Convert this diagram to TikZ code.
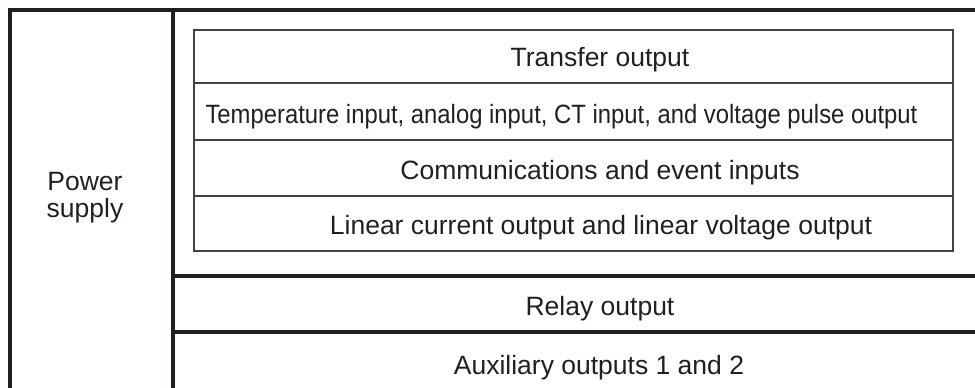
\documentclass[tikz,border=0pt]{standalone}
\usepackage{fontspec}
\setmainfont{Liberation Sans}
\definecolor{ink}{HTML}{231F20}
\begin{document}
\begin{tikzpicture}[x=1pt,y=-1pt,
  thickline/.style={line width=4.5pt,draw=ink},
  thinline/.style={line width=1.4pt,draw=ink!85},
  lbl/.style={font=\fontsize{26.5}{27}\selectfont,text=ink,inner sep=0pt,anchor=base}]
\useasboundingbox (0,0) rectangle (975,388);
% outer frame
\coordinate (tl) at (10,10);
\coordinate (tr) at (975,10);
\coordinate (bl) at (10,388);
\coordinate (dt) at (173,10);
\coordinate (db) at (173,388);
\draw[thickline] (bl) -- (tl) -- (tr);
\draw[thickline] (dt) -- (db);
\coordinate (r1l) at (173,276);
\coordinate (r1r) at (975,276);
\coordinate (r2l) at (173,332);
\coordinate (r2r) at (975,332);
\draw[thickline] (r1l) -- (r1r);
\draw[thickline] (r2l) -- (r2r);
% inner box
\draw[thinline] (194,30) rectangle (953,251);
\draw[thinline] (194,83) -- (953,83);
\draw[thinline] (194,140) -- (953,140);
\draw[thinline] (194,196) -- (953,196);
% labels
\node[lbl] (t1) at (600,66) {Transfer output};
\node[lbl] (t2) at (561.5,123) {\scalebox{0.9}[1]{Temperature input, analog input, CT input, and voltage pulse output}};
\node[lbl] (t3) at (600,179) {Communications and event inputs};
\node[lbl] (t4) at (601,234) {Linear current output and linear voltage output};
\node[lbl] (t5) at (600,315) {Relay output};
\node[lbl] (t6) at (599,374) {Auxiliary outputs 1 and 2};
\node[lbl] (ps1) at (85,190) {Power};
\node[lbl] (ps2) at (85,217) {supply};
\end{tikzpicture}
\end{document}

◆ WHAT YOU SHOULD DO
Each line of the material must be retyped exactly, except that images are omitted.

◆ EXERCISE RESULT
Convert this diagram to TikZ code.
\documentclass[tikz,border=0pt]{standalone}
\usepackage{fontspec}
\setmainfont{Liberation Sans}
\definecolor{ink}{HTML}{231F20}
\begin{document}
\begin{tikzpicture}[x=1pt,y=-1pt,
  thickline/.style={line width=4.5pt,draw=ink},
  thinline/.style={line width=1.4pt,draw=ink!85},
  lbl/.style={font=\fontsize{26.5}{27}\selectfont,text=ink,inner sep=0pt,anchor=base}]
\useasboundingbox (0,0) rectangle (975,388);
% outer frame
\coordinate (tl) at (10,10);
\coordinate (tr) at (975,10);
\coordinate (bl) at (10,388);
\coordinate (dt) at (173,10);
\coordinate (db) at (173,388);
\draw[thickline] (bl) -- (tl) -- (tr);
\draw[thickline] (dt) -- (db);
\coordinate (r1l) at (173,276);
\coordinate (r1r) at (975,276);
\coordinate (r2l) at (173,332);
\coordinate (r2r) at (975,332);
\draw[thickline] (r1l) -- (r1r);
\draw[thickline] (r2l) -- (r2r);
% inner box
\draw[thinline] (194,30) rectangle (953,251);
\draw[thinline] (194,83) -- (953,83);
\draw[thinline] (194,140) -- (953,140);
\draw[thinline] (194,196) -- (953,196);
% labels
\node[lbl] (t1) at (600,66) {Transfer output};
\node[lbl] (t2) at (561.5,123) {\scalebox{0.9}[1]{Temperature input, analog input, CT input, and voltage pulse output}};
\node[lbl] (t3) at (600,179) {Communications and event inputs};
\node[lbl] (t4) at (601,234) {Linear current output and linear voltage output};
\node[lbl] (t5) at (600,315) {Relay output};
\node[lbl] (t6) at (599,374) {Auxiliary outputs 1 and 2};
\node[lbl] (ps1) at (85,190) {Power};
\node[lbl] (ps2) at (85,217) {supply};
\end{tikzpicture}
\end{document}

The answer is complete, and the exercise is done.